Regarding the example in Oracle's java online tutorial that uses HashMap to store anagram

I was reading the example in Oracle's online java tutorial that uses HashMap to store anagrams:

    // Read words from file and put into a simulated multimap
    Map<String, List<String>> m = new HashMap<String, List<String>>();

    try {
        Scanner s = new Scanner(new File(args[0]));
        while (s.hasNext()) {
            String word = s.next();
            String alpha = alphabetize(word);
            List<String> l = m.get(alpha);
            if (l == null)
                m.put(alpha, l=new ArrayList<String>());
            l.add(word);
        }
    } catch (IOException e) {
        System.err.println(e);
        System.exit(1);
    }

    // Print all permutation groups above size threshold
    for (List<String> l : m.values())
        if (l.size() >= minGroupSize)
            System.out.println(l.size() + ": " + l);
}

private static String alphabetize(String s) {
    char[] a = s.toCharArray();
    Arrays.sort(a);
    return new String(a);
}

}

Since HashMap is implemented with Hash Table, I think that each sorted alphabetized string should have a unique hash code after compression(otherwise the linked list that stores the values in the HashMap will store a value that's not a anagram of the sorted alphabetized string).

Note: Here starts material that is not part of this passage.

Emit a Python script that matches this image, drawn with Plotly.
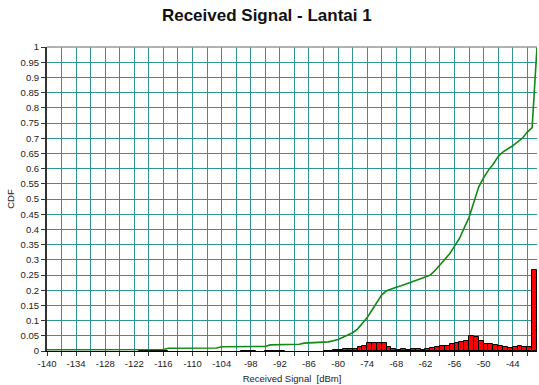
import plotly.graph_objects as go

# ---- data ----
cdf_x = [-140, -122, -116, -115, -105, -104, -95, -94, -88, -87, -82, -81, -80, -79, -78,
         -77, -76, -75, -74, -73, -72, -71, -70, -69, -68, -67, -66, -65, -64, -63,
         -62, -61, -60, -59, -58, -57, -56, -55, -54, -53, -52, -51, -50, -49, -48,
         -47, -46, -45, -44, -43, -42, -41, -40, -39]
cdf_y = [0.004, 0.004, 0.005, 0.009, 0.010, 0.014, 0.015, 0.020, 0.022, 0.026, 0.030, 0.034, 0.038, 0.045, 0.052,
         0.060, 0.072, 0.090, 0.110, 0.135, 0.160, 0.185, 0.198, 0.205, 0.210, 0.215, 0.220, 0.227, 0.232, 0.238,
         0.244, 0.250, 0.265, 0.283, 0.300, 0.320, 0.345, 0.370, 0.405, 0.440, 0.490, 0.540, 0.570, 0.595, 0.615,
         0.640, 0.655, 0.665, 0.675, 0.688, 0.700, 0.720, 0.735, 1.000]

hist_bins = [-121, -120, -119, -118, -117, -116, -100, -99, -98, -95, -94, -93, -92, -83, -82,
             -81, -80, -79, -78, -77, -76, -75, -74, -73, -72, -71, -70, -69, -68, -67,
             -66, -65, -64, -63, -62, -61, -60, -59, -58, -57, -56, -55, -54, -53, -52,
             -51, -50, -49, -48, -47, -46, -45, -44, -43, -42, -41, -40]
hist_vals = [0.0008, 0.0008, 0.0008, 0.0008, 0.0008, 0.0008, 0.0008, 0.0008, 0.0008, 0.0008, 0.0008, 0.0008, 0.0008, 0.0008, 0.0008,
             0.003, 0.004, 0.005, 0.005, 0.008, 0.012, 0.018, 0.025, 0.025, 0.025, 0.025, 0.013, 0.007, 0.004, 0.006,
             0.004, 0.005, 0.007, 0.004, 0.007, 0.011, 0.014, 0.015, 0.015, 0.023, 0.026, 0.030, 0.034, 0.049, 0.046,
             0.032, 0.023, 0.022, 0.019, 0.016, 0.012, 0.009, 0.014, 0.015, 0.014, 0.014, 0.265]

x_tick_vals = [-140, -134, -128, -122, -116, -110, -104, -98, -92, -86, -80, -74, -68, -62, -56, -50, -44]
x_tick_text = ["-140", "-134", "-128", "-122", "-116", "-110", "-104", "-98", "-92", "-86",
               "-80", "-74", "-68", "-62", "-56", "-50", "-44"]

GRID = "#2f9595"
FONT = "Liberation Sans, Arial, sans-serif"

fig = go.Figure()
fig.add_trace(go.Bar(
    x=hist_bins, y=hist_vals, width=1, offset=0,
    marker=dict(color="#ff0000", line=dict(color="#000000", width=1)),
    showlegend=False, hoverinfo="skip"))
fig.add_trace(go.Scatter(
    x=cdf_x, y=cdf_y, mode="lines",
    line=dict(color="#138a13", width=1.6),
    showlegend=False, hoverinfo="skip"))

fig.update_layout(
    width=539, height=385,
    margin=dict(l=47, r=2, t=47, b=34),
    paper_bgcolor="white", plot_bgcolor="white",
    bargap=0,
    font=dict(family=FONT, size=10, color="#222222"),
    title=dict(text="<b>Received Signal - Lantai 1</b>", x=0.495, xanchor="center",
               y=0.962, yanchor="middle",
               font=dict(family=FONT, size=17, color="#111111")),
    shapes=[dict(type="line", xref="paper", yref="paper", x0=0, x1=1, y0=1, y1=1,
                 line=dict(color="#999999", width=1.5))],
)
fig.update_xaxes(
    range=[-140, -39],
    tickmode="array", tickvals=x_tick_vals, ticktext=x_tick_text,
    ticks="outside", ticklen=4, tickcolor="#333333",
    showgrid=True, gridcolor=GRID, gridwidth=1,
    minor=dict(dtick=3, tick0=-140, showgrid=True, gridcolor=GRID, gridwidth=1,
               ticks="outside", ticklen=4, tickcolor="#333333"),
    showline=True, linecolor="#000000", linewidth=1,
    zeroline=False,
    tickfont=dict(size=9.5),
    title=dict(text="Received Signal \u00a0[dBm]", font=dict(size=9.5), standoff=6),
)
fig.update_yaxes(
    range=[0, 1], dtick=0.05, tick0=0,
    ticks="outside", ticklen=4, tickcolor="#333333",
    showgrid=True, gridcolor=GRID, gridwidth=1,
    showline=True, linecolor="#333333", linewidth=2,
    zeroline=False,
    tickfont=dict(size=9.5),
    title=dict(text="CDF", font=dict(size=9.5), standoff=4),
)

fig.write_html("out.html", config={"displayModeBar": False},
               post_script="document.body.style.margin='0';document.body.style.overflow='hidden';")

I am not exactly sure how Java's implementation of HashMap can satisfy this - I assume that they use the hash code of a string (a1*31^n-1 + a2*31^n-2 + ... + an). This might guarantee the uniqueness of the hash code if we are talking about strings with only lower case chars. However, one also has to compress the hash code before putting the value of the key to the bucket in the hash table (otherwise you would have a hugggggge hash table that can't be handled in memory, just thinking of how big 31^10 is). Among this compression, I would think that there will be collision. In other words, two different strings that are not true anagram will end up being stored in the same bucket (which should be only used to store a list of true anagrams)...

Could anyone help me to understand what I might be missing? Or if the online tutorial is missing something?

thanks!

Jason

Solution

Never, ever assume that hash codes are unique -- but realize that HashMap already knows that hash codes are non-unique, and deals with them appropriately.

In other words, even if a.hashCode() == b.hashCode(), if !a.equals(b), then a HashMap will not mix up the value associated with a and the value associated with b.